Un voyou argentin

Ernesto Mallo

Rivages

  • Conseillé par
    27 juin 2012

    "Libérés de la terreur étatique, les consommateurs sont à la fête, les fonctionnaires brossent leur costume en parlant de démocratie et la majorité déclare qu'elle n'a pas eu vent des atrocités perpétrées par les militaires."
    Avant. Il y a très très peu de temps, c'était hier ou ce matin même, régnait la dictature des militaires et "l'impression confuse, diffuse et permanente de courir le risque d'être enlevé, torturé et exécuté à tout moment." (30 000 disparus avec la complicité de l'église catholique argentine.)
    Nous sommes à Buenos Aires. C'est la période de transition entre le sanguinaire régime militaire de Videla et un semblant de début de démocratie. Résonnent encore les échos des chambres de torture...

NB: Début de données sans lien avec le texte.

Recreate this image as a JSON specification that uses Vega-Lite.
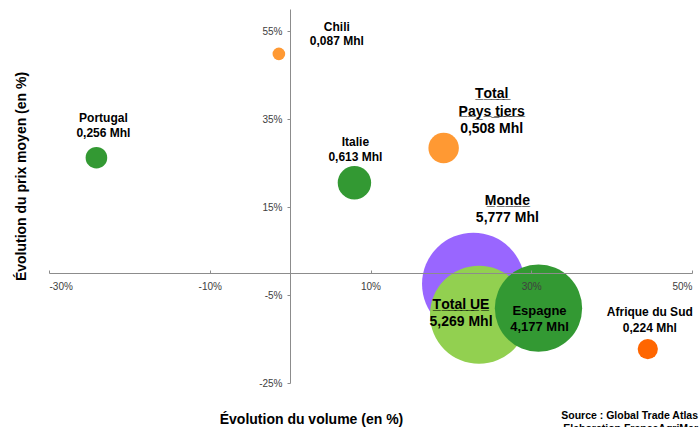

    "SHAKESPEARE AUSSI ETAIT UN TERRORISTE
    " Words... words... words... " disait-il
    Videla ?
    En français : BUDELLE, tripes
    En italien : BUDELLA, tripes
    En argentin ?
    Allez-y voir !
    DE QUOI DEGUEULER...
    VRAIMENT !" chantait Léo Ferré.
    Eva...La dernière chose dont il se souvient, c'est Eva fuyant la scène de la fusillade. Eva la révoltée. Eva la dissidente. Eva la subversive.
    Perro Lascano, ancien flic, a trahi pour la protéger. Il va payer cash.
    Laissé pour mort sur le trottoir...il refait surface. Alfonsin est le nouveau président...d'un nouveau régime presque démocratique.
    Oui, presque !
    Les plaies sont encore à vif, cette période de transition est encore douloureuse : les grand-mères de la place de Mai cherchent encore leurs morts, les mères cherchent encore leurs enfants volés par la junte militaire, les anciens tortionnaires sont encore en poste...
    Rôde Topo Miranda le braqueur à l'ancienne qui n'a rien d'un assassin.
    Rôdent les Apostoles, groupe de jeunes officiers (la nouvelle génération de corrompus) qui gèrent le trafic de drogue, soutenus par quelques hauts fonctionnaires au passé plus que trouble.
    Il y a bien ce jeune et téméraire procureur, diplômé en littérature argentine, chevalier blanc qui veut lessiver tout ce sale monde aux mains rouges de sang. Mais...
    Ce roman va crescendo pour finir en apothéose. Perro Lascano, l'ex flic, l'amoureux éperdu d'Eva, est très attachant.
    Les premiers comme les seconds rôles sont vivants et même morts...c'est comme si vous y étiez. Brrrrrrrr, ça fait bien peur !
    J'en ai encore des frissons dans le dos !
    Une fin à pleurer...de joie ou de chagrin...suspens, suspens !
    Que demander de plus ?
    Un très bon moment de lecture.
    De la bonne, très bonne politique-fiction !
    Une belle écriture en plus pour ne pas gâcher le tout.
    C'est déjà pas mal, non ? C'est même beaucoup ?
    C'est le deuxième opus d'une série qui débute avec "Une aiguille dans la botte de foin" avec toujours l'incorruptible Perro Lascano.
    J'ai bien envie de retourner dans cette terrible Argentine des années 70 pour prendre des nouvelles de Perro.
    "Il sait que quand la passion et la raison luttent l'une contre l'autre,
    c'est toujours la passion qui l'emporte."